Third, a less religious America will make things harder for many groups, not just Christians, and these challenges will multiply into various spheres of life. As Andrew Walker points out:
To lament the decline of cultural Christianity is to lament not simply the loss of a Christian consensus, but the loss of the social capital born of common grace that secular society was borrowing from. Is it any surprise that a growing secularity is coinciding with the hollowing out of American civil society? When you define well-being in material terms only, it’s easy to miss that alongside growing secularism is a shrinking marriage rate, surges in addiction and suicide, and a whole new category we call the “loneliness epidemic.” As society sheds its Christian foundations, there will be a serious detriment to human flourishing. We should mourn this as Christians. We don’t want just the salvation of our neighbors but the good of society, too.
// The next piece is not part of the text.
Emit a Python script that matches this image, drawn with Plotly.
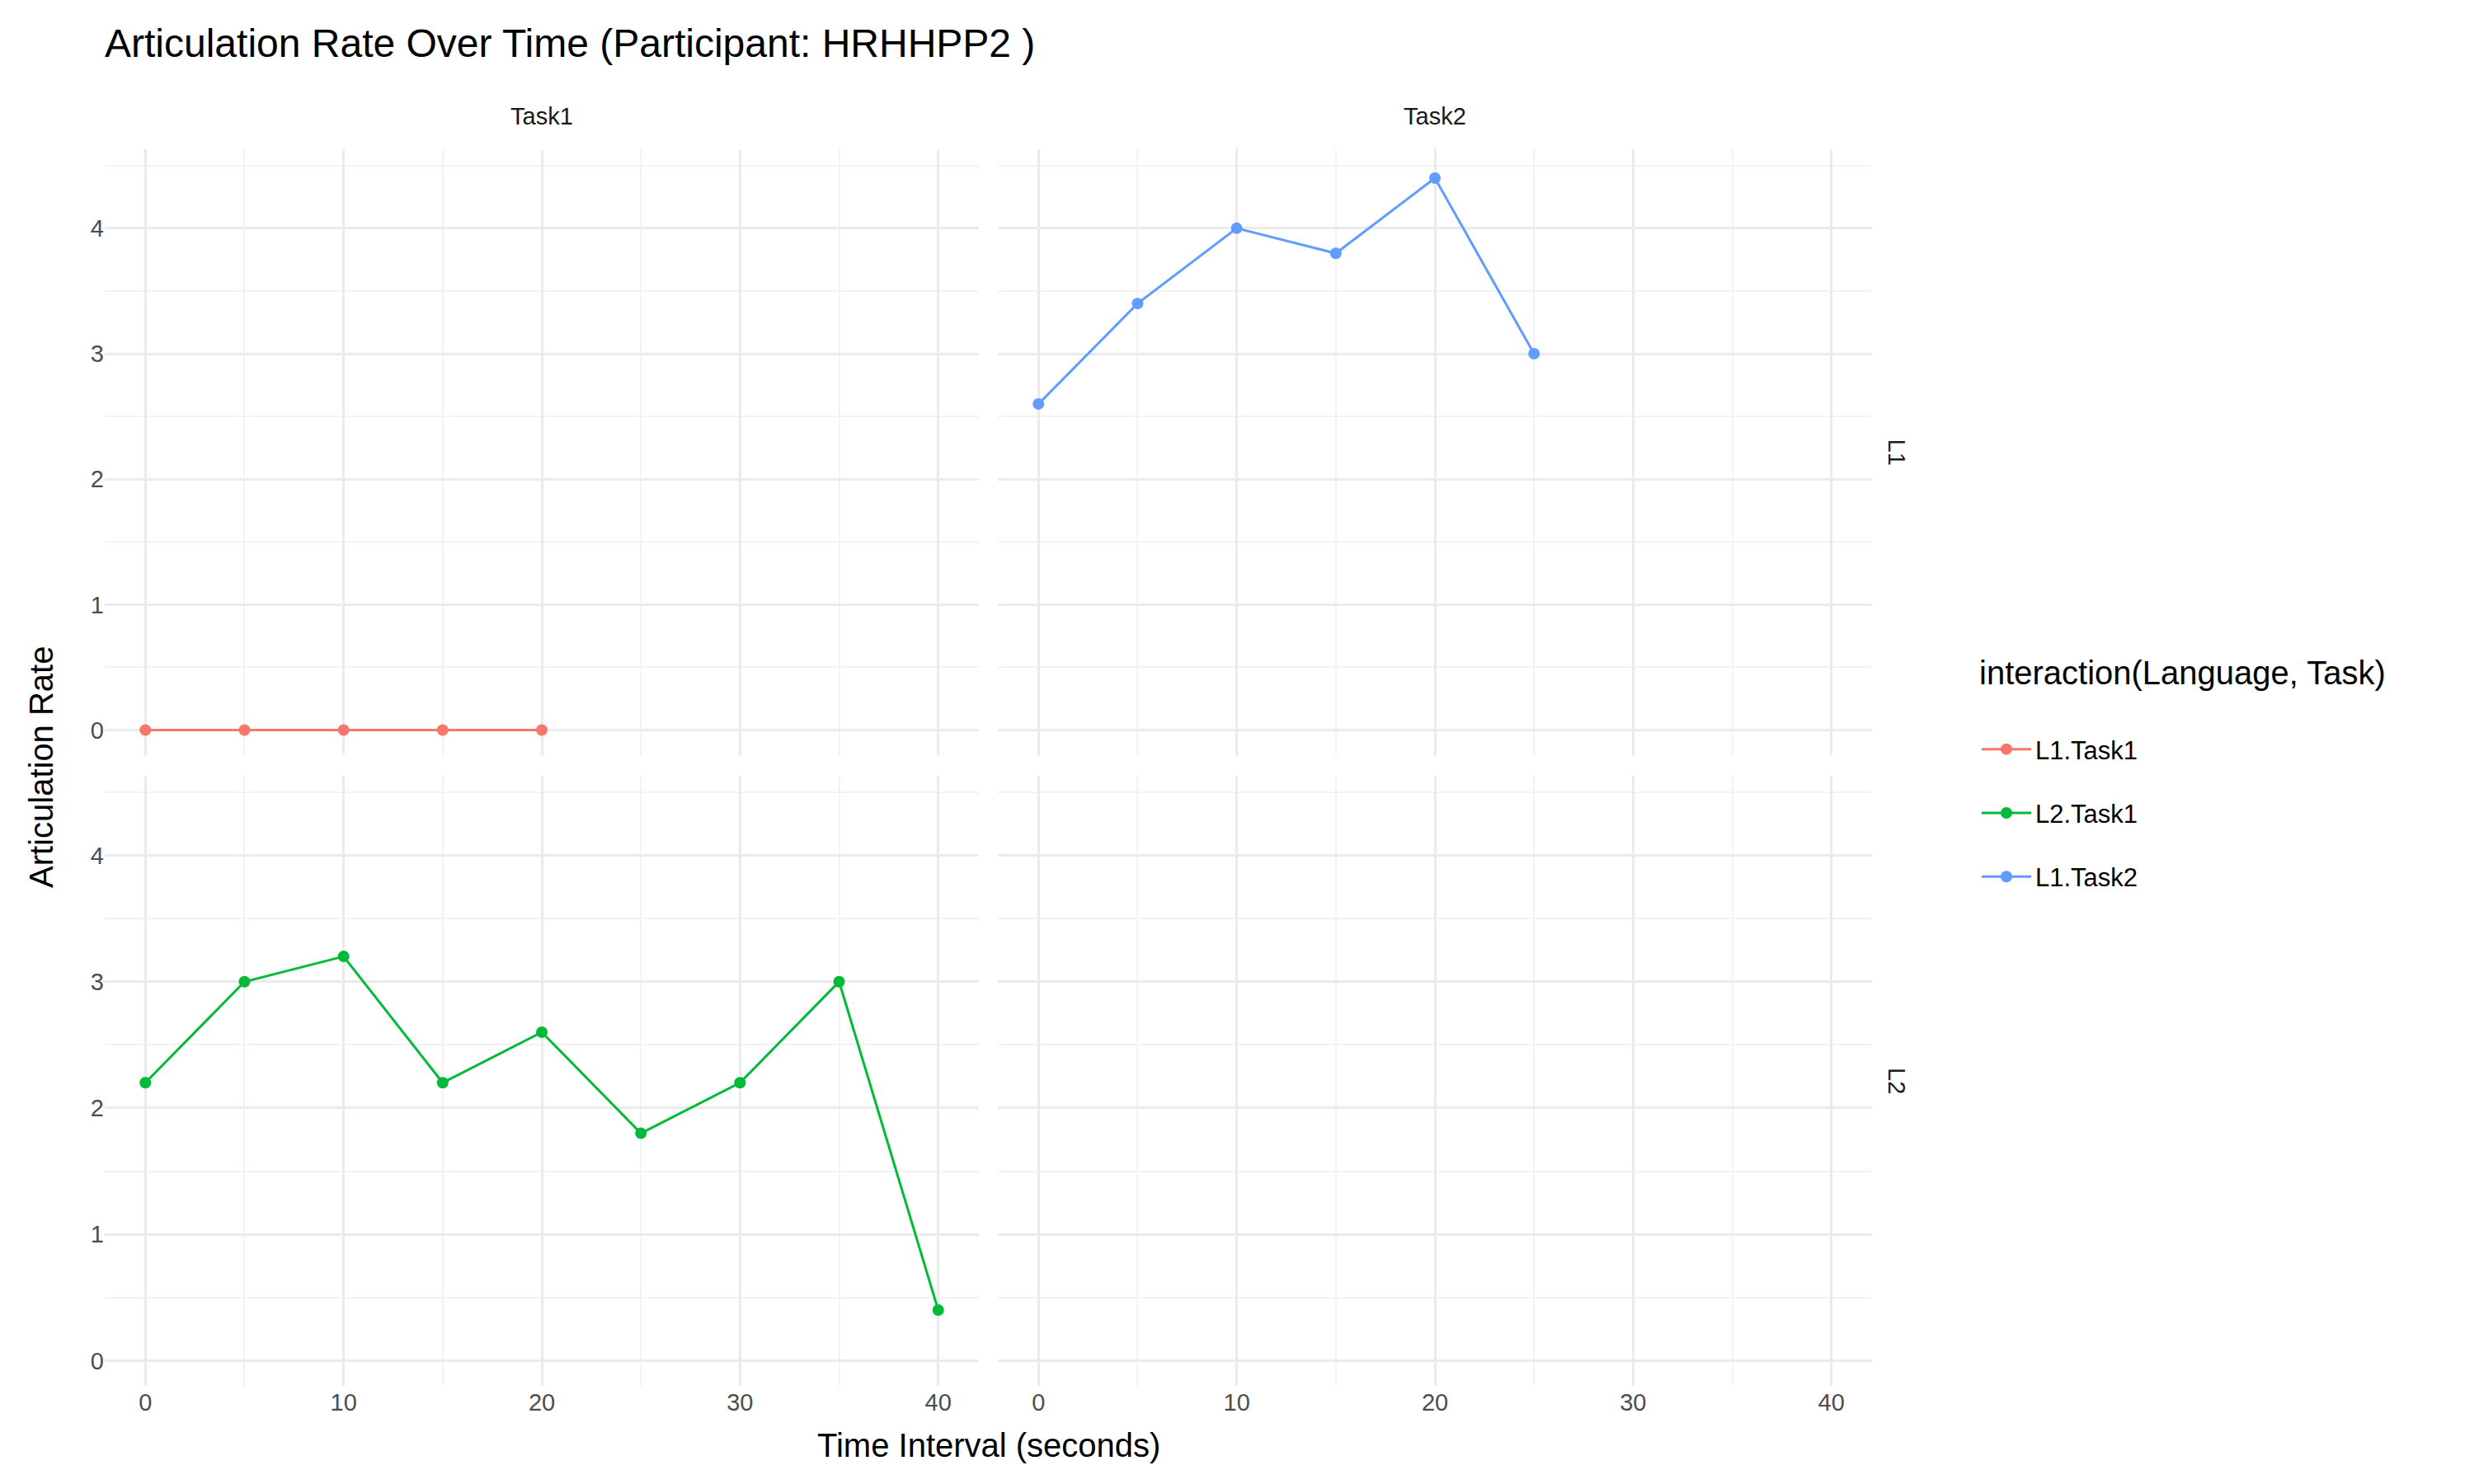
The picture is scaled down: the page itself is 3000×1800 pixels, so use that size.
import plotly.graph_objects as go

x_l1_task1 = [0, 5, 10, 15, 20]
y_l1_task1 = [0, 0, 0, 0, 0]
x_l2_task1 = [0, 5, 10, 15, 20, 25, 30, 35, 40]
y_l2_task1 = [2.2, 3.0, 3.2, 2.2, 2.6, 1.8, 2.2, 3.0, 0.4]
x_l1_task2 = [0, 5, 10, 15, 20, 25]
y_l1_task2 = [2.6, 3.4, 4.0, 3.8, 4.4, 3.0]

colors = {"L1.Task1": "#F8766D", "L2.Task1": "#00BA38", "L1.Task2": "#619CFF"}
FONT = "Liberation Sans"

fig = go.Figure()

def add(name, x, y, xa, ya):
    fig.add_trace(go.Scatter(x=x, y=y, mode="lines+markers", name=name, legendgroup=name,
                             line=dict(color=colors[name], width=3),
                             marker=dict(color=colors[name], size=14),
                             xaxis=xa, yaxis=ya))

add("L1.Task1", x_l1_task1, y_l1_task1, "x", "y")
add("L2.Task1", x_l2_task1, y_l2_task1, "x3", "y3")
add("L1.Task2", x_l1_task2, y_l1_task2, "x2", "y2")
# empty panel (L2, Task2) still needs its axes drawn
fig.add_trace(go.Scatter(x=[None], y=[None], xaxis="x4", yaxis="y4", showlegend=False))

W, H = 3000, 1800
def fx(p): return p / W
def fy(p): return 1 - p / H

xdom = [(fx(119), fx(1179)), (fx(1202), fx(2262))]
ydom = [(fy(908), fy(173)), (fy(1673), fy(933))]

common_x = dict(range=[-2.05, 42.05], tickvals=[0, 10, 20, 30, 40], showgrid=True,
                gridcolor="#EBEBEB", gridwidth=3, zeroline=False, showline=False,
                minor=dict(tickvals=[5, 15, 25, 35], showgrid=True, gridcolor="#F3F3F3", gridwidth=1.5),
                tickfont=dict(size=29, color="#4D4D4D"))
common_y = dict(range=[-0.2, 4.63], tickvals=[0, 1, 2, 3, 4], showgrid=True,
                gridcolor="#EBEBEB", gridwidth=3, zeroline=False, showline=False,
                minor=dict(tickvals=[0.5, 1.5, 2.5, 3.5, 4.5], showgrid=True, gridcolor="#F3F3F3", gridwidth=1.5),
                tickfont=dict(size=29, color="#4D4D4D"))

layout = dict(width=W, height=H, plot_bgcolor="white", paper_bgcolor="white",
              font=dict(family=FONT, color="black"),
              margin=dict(l=0, r=0, t=0, b=0),
              title=dict(text="Articulation Rate Over Time (Participant: HRHHPP2 )",
                         x=fx(119), xanchor="left", y=fy(44), yanchor="middle",
                         font=dict(size=48)),
              legend=dict(x=fx(2390), y=fy(770), xanchor="left", yanchor="top",
                          title=dict(text="interaction(Language, Task)<br> ", font=dict(size=40)),
                          font=dict(size=31), tracegroupgap=34, itemwidth=60))
axes = [("xaxis", "yaxis", 0, 0), ("xaxis2", "yaxis2", 1, 0),
        ("xaxis3", "yaxis3", 0, 1), ("xaxis4", "yaxis4", 1, 1)]
for i, (xk, yk, c, r) in enumerate(axes):
    n = "" if i == 0 else str(i + 1)
    layout[xk] = dict(common_x, domain=xdom[c], anchor="y" + n, showticklabels=(r == 1))
    layout[yk] = dict(common_y, domain=ydom[r], anchor="x" + n, showticklabels=(c == 0))
fig.update_layout(**layout)

ann = [
    dict(text="Task1", x=(xdom[0][0] + xdom[0][1]) / 2, y=fy(133), font=dict(size=29, color="#1A1A1A")),
    dict(text="Task2", x=(xdom[1][0] + xdom[1][1]) / 2, y=fy(133), font=dict(size=29, color="#1A1A1A")),
    dict(text="L1", x=fx(2292), y=(ydom[0][0] + ydom[0][1]) / 2, textangle=90, font=dict(size=29, color="#1A1A1A")),
    dict(text="L2", x=fx(2292), y=(ydom[1][0] + ydom[1][1]) / 2, textangle=90, font=dict(size=29, color="#1A1A1A")),
    dict(text="Time Interval (seconds)", x=(xdom[0][0] + xdom[1][1]) / 2, y=fy(1745), font=dict(size=40)),
    dict(text="Articulation Rate", x=fx(42), y=(ydom[1][0] + ydom[0][1]) / 2, textangle=-90, font=dict(size=40)),
]
for a in ann:
    fig.add_annotation(xref="paper", yref="paper", showarrow=False, xanchor="center", yanchor="middle", **a)

fig.write_html("out.html")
Fourth, the decline of cultural Christianity will likely result in more people satisfying their religious impulse elsewhere. Entertainment could be one avenue. Politics is more likely. Even worse, the marriage of entertainment and politics, with partisanship on the rise, will lead people to (1) hold their political views with a fervor generally reserved for religious conviction, (2) treat people with different political views as “evil” or “heretics” who deserve to be hounded out of the public square and “burned” at the social media stake, and (3) find their deepest sense of belonging in whatever group shares their “identity,” and thus fall prey to an identity politics that is ruthless in its obsession with and quest for power.
So yes, good riddance to a nominal Christianity that presents an obstacle to the power of true and saving faith in Christ. Farewell to a cultural Christianity that obscures the nature of regeneration. But as we cheerfully embrace the opportunities before us, let’s not be blind to the challenges we will face and the beauty we will lose as the sunset of cultural Christianity fades.